Я сопровождал многих из этих дезертиров в поездках по СССР, но только сам став офицером КГБ, узнал, что организация доставки их в Советский Союз — целиком и полностью дело рук КГБ. В конце 60-х и в начале 70-х годов ряд японцев (интеллектуалов и студентов университетов) активно участвовали в деятельности комитета „Мир Вьетнаму”. КГБ завербовал секретаря этой организации и через него контролировал всю его деятельность. Да и вообще основной целью этой организации было поощрение дезертирства. Комитет помогал американским солдатам бежать из армии и находил им тайные убежища в Японии. На японских рыболовных судах их доставляли в территориальные воды СССР, где они пересаживались на советские корабли пограничной службы, принадлежащие КГБ.

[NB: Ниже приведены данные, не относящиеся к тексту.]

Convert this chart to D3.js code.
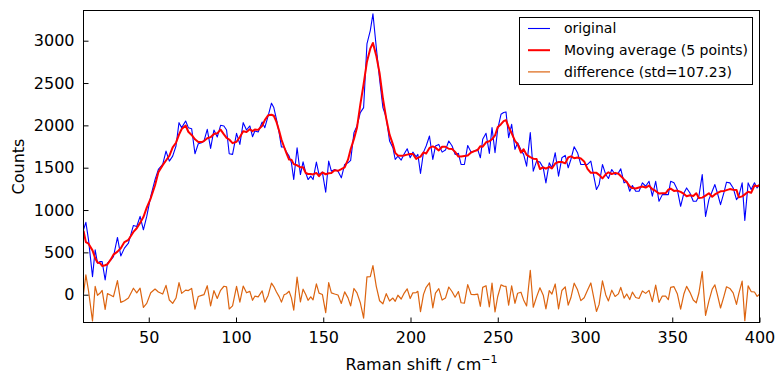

Одни из этих дезертиров были просто напуганными войной юнцами, другие — действительно пацифистами, которые по религиозным или моральным соображениям, были против войны и убийства. Случались среди них и люди сомнительной репутации, из тех, что дезертировали бы при любых обстоятельствах.
Мне хотелось бы рассказать о том, что произошло с одной из групп дезертиров. Их было шестеро и, оказавшись в Москве, они потребовали политического убежища.
„Мы хотим осесть в Москве”, — твердили они.
Это ломало задуманный план. Международный отдел и КГБ были не против того, чтобы использовать дезертиров в целях пропаганды, но они вовсе не были нужны им в качестве постоянных жителей СССР. Меня вызвали к А.Дзасохову, ответственному секретарю Комитета солидарности стран Азии и Африки.
— Мы их тут оставить не можем, — заявил он мне. — Пусть с ними шведы возятся. Так что, Левченко, потолкуй с ними и отговори от намерения остаться у нас. Меня не интересует, как ты это устроишь, — это твое дело. Используй все мыслимые аргументы, можешь даже критиковать нашу систему, если понадобится. Понятно?
— Так точно! — ответил я и удалился, улыбаясь.
Я предчувствовал, что это задание даст мне возможность позабавиться от души, и я оказался прав. На следующее утро, встретившись с дезертирами, я заговорил с ними чуть ли не шепотом, словно опасаясь быть услышанным кем-то посторонним.